A firewall is configured to decrypt SSH traffic. Which type of decryption must be enabled?
SSH Proxy is designed to decrypt SSH traffic.
Why this answer
SSH traffic uses its own encryption protocol, not SSL/TLS. To decrypt SSH traffic, the firewall must act as a man-in-the-middle using an SSH proxy, which terminates the client's SSH connection and establishes a separate SSH session with the server, allowing inspection of the plaintext content. This is distinct from SSL decryption methods.
Exam trap
The trap here is that candidates confuse SSH decryption with SSL decryption and select 'SSL Forward Proxy' because they assume all encrypted traffic is handled by the same mechanism, but SSH uses a completely different protocol and requires a dedicated SSH proxy.
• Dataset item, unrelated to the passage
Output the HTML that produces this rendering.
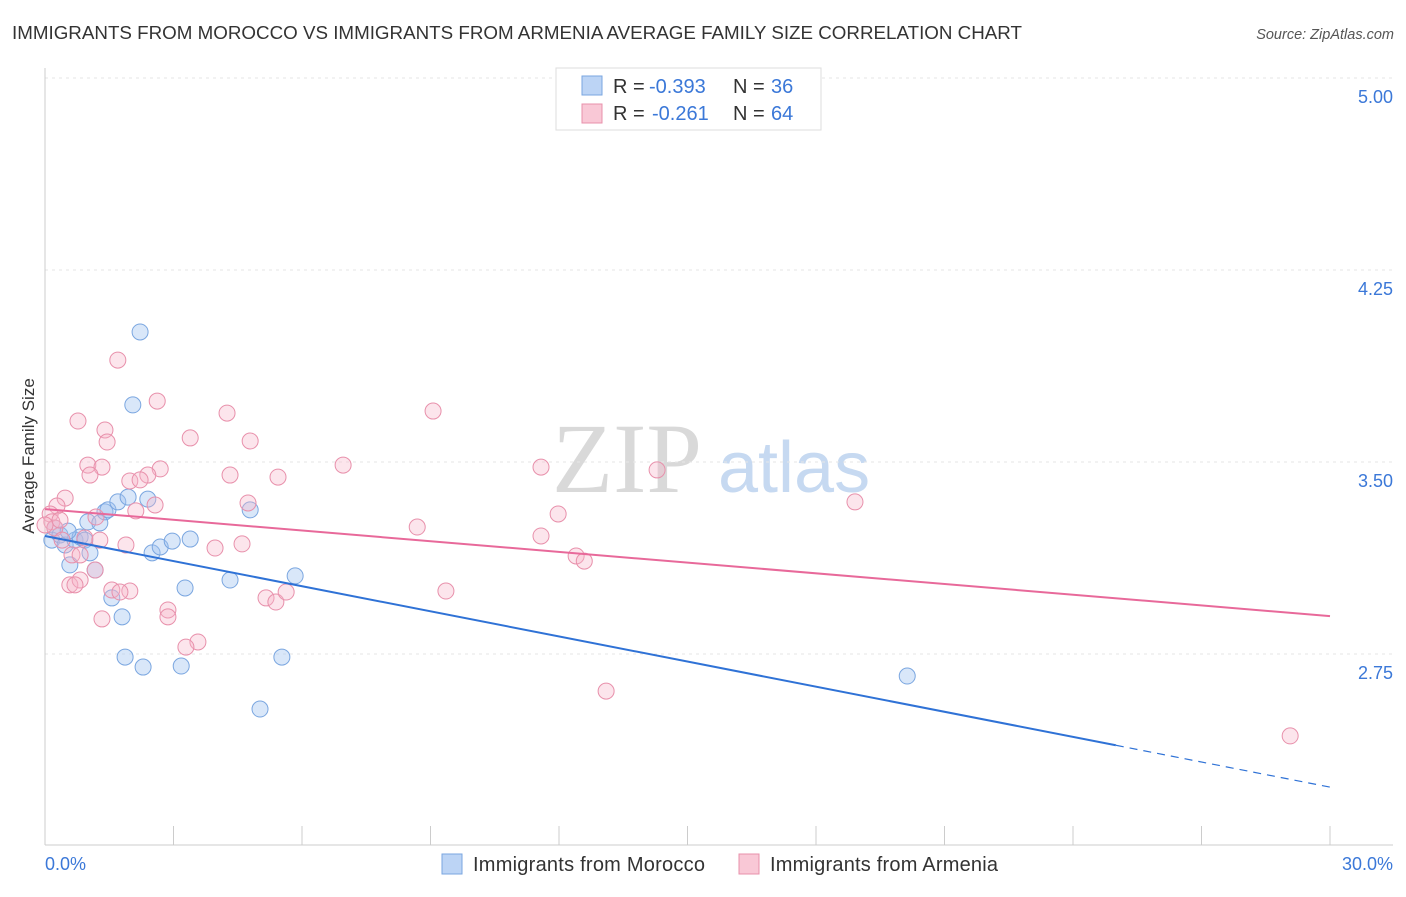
<!DOCTYPE html>
<html><head><meta charset="utf-8"><style>
body{margin:0;background:#fff;font-family:"Liberation Sans",sans-serif;}
svg text{font-family:"Liberation Sans",sans-serif;}
</style></head><body>
<svg id="c" width="1406" height="892" xmlns="http://www.w3.org/2000/svg">
<text x="12" y="39" font-size="18" fill="#333" textLength="1010" lengthAdjust="spacingAndGlyphs">IMMIGRANTS FROM MOROCCO VS IMMIGRANTS FROM ARMENIA AVERAGE FAMILY SIZE CORRELATION CHART</text>
<text x="1394" y="39" font-size="14.5" fill="#555" font-style="italic" text-anchor="end">Source: ZipAtlas.com</text>
<g>
<text x="552" y="492" font-size="100" fill="#d9d9d9" style="font-family:'Liberation Serif',serif">ZIP</text>
<text x="718" y="492" font-size="72" fill="#c6d9f1">atlas</text>
</g>
<g id="grid"></g><g id="axes"></g><g id="pts"></g><g id="trend"></g>
<text x="34" y="456" font-size="17" fill="#333" text-anchor="middle" transform="rotate(-90 34 456)">Average Family Size</text>
<g>
<rect x="556" y="68" width="265" height="62" fill="#fff" stroke="#ddd"/>
<rect x="582" y="76" width="20" height="19" fill="#bcd4f5" stroke="#7aa6e0"/>
<rect x="582" y="104" width="20" height="19" fill="#f9c8d6" stroke="#e890ab"/>
<text x="613" y="93" font-size="20" fill="#333">R = <tspan x="649" fill="#3b78d8">-0.393</tspan></text>
<text x="733" y="93" font-size="20" fill="#333">N = <tspan x="771" fill="#3b78d8">36</tspan></text>
<text x="613" y="120" font-size="20" fill="#333">R = <tspan x="652" fill="#3b78d8">-0.261</tspan></text>
<text x="733" y="120" font-size="20" fill="#333">N = <tspan x="771" fill="#3b78d8">64</tspan></text>
</g>
<g>
<rect x="442" y="854" width="20" height="20" fill="#bcd4f5" stroke="#7aa6e0"/>
<text x="473" y="871" font-size="20" fill="#333" textLength="232">Immigrants from Morocco</text>
<rect x="739" y="854" width="20" height="20" fill="#f9c8d6" stroke="#e890ab"/>
<text x="770" y="871" font-size="20" fill="#333" textLength="228">Immigrants from Armenia</text>
</g>
</svg>
<script>
const yTicks=[5.00,4.25,3.50,2.75];
const xTickLabels=["0.0%","30.0%"];
const moroccoX=[2.22,2.05,0.23,0.16,0.35,0.47,0.58,0.70,0.82,0.93,1.05,1.00,1.17,1.28,1.40,1.47,1.56,1.70,1.80,1.94,1.87,2.29,2.40,2.50,2.69,2.97,3.27,3.18,3.39,4.32,4.79,5.02,5.53,5.84,20.13,0.54];
const moroccoY=[4.008,3.723,3.242,3.195,3.215,3.176,3.098,3.195,3.207,3.195,3.145,3.266,3.078,3.262,3.305,3.313,2.969,3.344,2.895,3.363,2.738,2.699,3.355,3.145,3.168,3.191,3.008,2.703,3.199,3.039,3.313,2.535,2.738,3.055,2.664,3.230];
const armeniaX=[1.70,2.62,0.77,4.25,9.06,1.40,1.45,3.39,4.79,1.00,1.33,2.69,2.40,1.98,1.05,2.22,4.32,5.44,6.96,11.58,14.29,0.47,0.28,2.57,4.74,18.91,2.12,1.19,0.12,0.16,0.23,8.69,11.98,11.58,1.89,3.97,4.60,12.40,12.59,0.63,0.82,0.58,0.82,1.17,1.56,1.98,2.87,2.87,1.33,5.16,5.39,5.63,9.36,3.57,3.29,13.10,29.07,0.35,0.93,0.70,1.75,0.40,1.28,0.00];
const armeniaY=[3.898,3.738,3.660,3.691,3.699,3.625,3.578,3.594,3.582,3.488,3.480,3.473,3.449,3.426,3.449,3.430,3.449,3.441,3.488,3.480,3.469,3.359,3.328,3.332,3.340,3.344,3.309,3.285,3.297,3.266,3.242,3.246,3.297,3.211,3.176,3.164,3.180,3.133,3.113,3.137,3.137,3.020,3.039,3.078,3.000,2.996,2.922,2.895,2.887,2.969,2.953,2.992,2.996,2.797,2.777,2.605,2.430,3.273,3.203,3.020,2.992,3.195,3.195,3.254];
const moroccoTrend=[3.211,2.230];
const armeniaTrend=[3.316,2.898];
const moroccoSolidEnd=25;

const NS="http://www.w3.org/2000/svg";
const X=v=>45+v/30*1285;
const Y=v=>78+(5-v)*256;
function mk(tag,attrs,parent){const e=document.createElementNS(NS,tag);for(const k in attrs)e.setAttribute(k,attrs[k]);document.getElementById(parent).appendChild(e);return e;}
yTicks.forEach(t=>{
 const l=mk('line',{x1:45,x2:1393,y1:Y(t),y2:Y(t),stroke:'#e6e6e6','stroke-dasharray':'3,4'},'grid');
 
 
 const tx=mk('text',{x:1393,y:Y(t)+25,'font-size':18,fill:'#3b78d8','text-anchor':'end'},'grid');
 tx.textContent=t.toFixed(2);
 
 
});
let a=mk('line',{x1:45,x2:45,y1:68,y2:845,stroke:'#ccc'},'axes');


a=mk('line',{x1:45,x2:1393,y1:845,y2:845,stroke:'#ccc'},'axes');


for(let i=0;i<=10;i++){
 const t=mk('line',{x1:X(i*3),x2:X(i*3),y1:826,y2:845,stroke:'#ccc'},'axes');
 
 
}
[[0,'start',45],[30,'end',1393]].forEach((d,i)=>{
 const t=mk('text',{x:d[2],y:870,'font-size':18,fill:'#3b78d8','text-anchor':d[1]},'axes');
 t.textContent=xTickLabels[i];
 
 
});
moroccoX.forEach((x,i)=>{
 const c=mk('circle',{cx:X(x),cy:Y(moroccoY[i]),r:8,fill:'rgba(160,195,240,0.4)',stroke:'#7aa6e0','stroke-width':1},'pts');
 
 
});
armeniaX.forEach((x,i)=>{
 const c=mk('circle',{cx:X(x),cy:Y(armeniaY[i]),r:8,fill:'rgba(245,180,200,0.35)',stroke:'#e890ab','stroke-width':1},'pts');
 
 
});
const bAt=x=>moroccoTrend[0]+(moroccoTrend[1]-moroccoTrend[0])*x/30;
let l=mk('line',{x1:X(0),y1:Y(bAt(0)),x2:X(moroccoSolidEnd),y2:Y(bAt(moroccoSolidEnd)),stroke:'#2f72d6','stroke-width':2},'trend');


l=mk('line',{x1:X(moroccoSolidEnd),y1:Y(bAt(moroccoSolidEnd)),x2:X(30),y2:Y(bAt(30)),stroke:'#2f72d6','stroke-width':1.2,'stroke-dasharray':'8,6'},'trend');


l=mk('line',{x1:X(0),y1:Y(armeniaTrend[0]),x2:X(30),y2:Y(armeniaTrend[1]),stroke:'#e8699a','stroke-width':2},'trend');


</script>
</body></html>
How to eliminate wrong answers
Option A is wrong because SSL Forward Proxy is designed to decrypt SSL/TLS traffic (HTTPS), not SSH traffic, which uses a different encryption protocol and port 22. Option B is wrong because Inbound Inspection is a general traffic inspection policy, not a specific decryption method; it does not inherently decrypt SSH or any encrypted protocol. Option D is wrong because Decryption Mirror is a passive monitoring feature that copies traffic to an external tool for analysis, but it does not perform active decryption of SSH sessions.